Objective:
Leave out the pictures and repeat the rest of the material exactly.

Recorded data:
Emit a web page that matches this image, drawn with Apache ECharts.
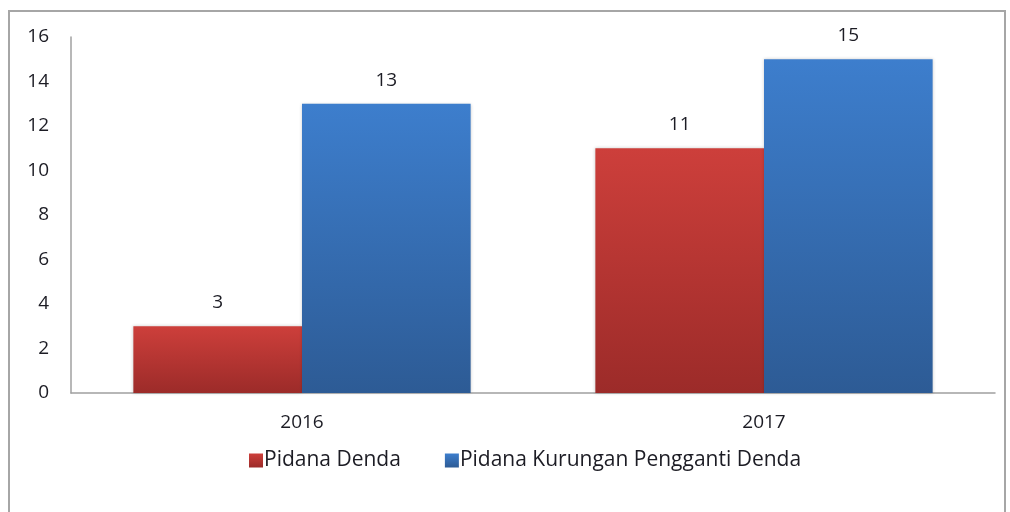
<!DOCTYPE html>
<html>
<head>
<meta charset="utf-8">
<script src="https://cdn.jsdelivr.net/npm/echarts@6/dist/echarts.min.js"></script>
<style>
  html, body { margin: 0; padding: 0; background: #fff; }
  #chart { width: 1010px; height: 512px; }
</style>
</head>
<body>
<div id="chart"></div>
<script>
// data
const years = ['2016', '2017'];
const dendaValues = [3, 11];
const kurunganValues = [13, 15];
const seriesNames = ['Pidana Denda', 'Pidana Kurungan Pengganti Denda'];

const font = 'Open Sans';
const textColor = '#1c1c24';

function grad(top, bottom) {
  return new echarts.graphic.LinearGradient(0, 0, 0, 1, [
    { offset: 0, color: top },
    { offset: 1, color: bottom }
  ]);
}

const chart = echarts.init(document.getElementById('chart'));
chart.setOption({
  animation: false,
  textStyle: { fontFamily: font },
  graphic: [{
    type: 'rect',
    shape: { x: 9, y: 11, width: 996, height: 520 },
    style: { fill: 'none', stroke: '#a6a6a6', lineWidth: 2 },
    silent: true
  }],
  grid: { left: 71, right: 15, top: 37, bottom: 119 },
  legend: {
    bottom: 36,
    left: 244,
    itemWidth: 14,
    itemHeight: 14,
    itemGap: 44,
    icon: 'rect',
    textStyle: { fontSize: 21, color: textColor, fontFamily: font, padding: [0, 0, 0, -4] },
    data: seriesNames
  },
  xAxis: {
    type: 'category',
    data: years,
    axisLine: { lineStyle: { color: '#a0a0a0', width: 1.5 } },
    axisTick: { show: false },
    axisLabel: { fontSize: 19, color: textColor, margin: 20 }
  },
  yAxis: {
    type: 'value',
    min: 0,
    max: 16,
    interval: 2,
    splitLine: { show: false },
    axisLine: { show: true, lineStyle: { color: '#a0a0a0', width: 1.5 } },
    axisTick: { show: false },
    axisLabel: { fontSize: 19, color: textColor, margin: 22 }
  },
  series: [
    {
      name: seriesNames[0],
      type: 'bar',
      data: dendaValues,
      barGap: '0%',
      barCategoryGap: '27%',
      itemStyle: {
        color: grad('#cd3f3b', '#9c2b29'),
        shadowColor: 'rgba(0,0,0,0.2)',
        shadowBlur: 3
      },
      label: { show: true, position: 'top', distance: 14, fontSize: 19, color: textColor }
    },
    {
      name: seriesNames[1],
      type: 'bar',
      data: kurunganValues,
      itemStyle: {
        color: grad('#3d7ecd', '#2d5b95'),
        shadowColor: 'rgba(0,0,0,0.2)',
        shadowBlur: 3
      },
      label: { show: true, position: 'top', distance: 14, fontSize: 19, color: textColor }
    }
  ]
});
</script>
</body>
</html>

Task solution:
Emit a web page that matches this image, drawn with Apache ECharts.
<!DOCTYPE html>
<html>
<head>
<meta charset="utf-8">
<script src="https://cdn.jsdelivr.net/npm/echarts@6/dist/echarts.min.js"></script>
<style>
  html, body { margin: 0; padding: 0; background: #fff; }
  #chart { width: 1010px; height: 512px; }
</style>
</head>
<body>
<div id="chart"></div>
<script>
// data
const years = ['2016', '2017'];
const dendaValues = [3, 11];
const kurunganValues = [13, 15];
const seriesNames = ['Pidana Denda', 'Pidana Kurungan Pengganti Denda'];

const font = 'Open Sans';
const textColor = '#1c1c24';

function grad(top, bottom) {
  return new echarts.graphic.LinearGradient(0, 0, 0, 1, [
    { offset: 0, color: top },
    { offset: 1, color: bottom }
  ]);
}

const chart = echarts.init(document.getElementById('chart'));
chart.setOption({
  animation: false,
  textStyle: { fontFamily: font },
  graphic: [{
    type: 'rect',
    shape: { x: 9, y: 11, width: 996, height: 520 },
    style: { fill: 'none', stroke: '#a6a6a6', lineWidth: 2 },
    silent: true
  }],
  grid: { left: 71, right: 15, top: 37, bottom: 119 },
  legend: {
    bottom: 36,
    left: 244,
    itemWidth: 14,
    itemHeight: 14,
    itemGap: 44,
    icon: 'rect',
    textStyle: { fontSize: 21, color: textColor, fontFamily: font, padding: [0, 0, 0, -4] },
    data: seriesNames
  },
  xAxis: {
    type: 'category',
    data: years,
    axisLine: { lineStyle: { color: '#a0a0a0', width: 1.5 } },
    axisTick: { show: false },
    axisLabel: { fontSize: 19, color: textColor, margin: 20 }
  },
  yAxis: {
    type: 'value',
    min: 0,
    max: 16,
    interval: 2,
    splitLine: { show: false },
    axisLine: { show: true, lineStyle: { color: '#a0a0a0', width: 1.5 } },
    axisTick: { show: false },
    axisLabel: { fontSize: 19, color: textColor, margin: 22 }
  },
  series: [
    {
      name: seriesNames[0],
      type: 'bar',
      data: dendaValues,
      barGap: '0%',
      barCategoryGap: '27%',
      itemStyle: {
        color: grad('#cd3f3b', '#9c2b29'),
        shadowColor: 'rgba(0,0,0,0.2)',
        shadowBlur: 3
      },
      label: { show: true, position: 'top', distance: 14, fontSize: 19, color: textColor }
    },
    {
      name: seriesNames[1],
      type: 'bar',
      data: kurunganValues,
      itemStyle: {
        color: grad('#3d7ecd', '#2d5b95'),
        shadowColor: 'rgba(0,0,0,0.2)',
        shadowBlur: 3
      },
      label: { show: true, position: 'top', distance: 14, fontSize: 19, color: textColor }
    }
  ]
});
</script>
</body>
</html>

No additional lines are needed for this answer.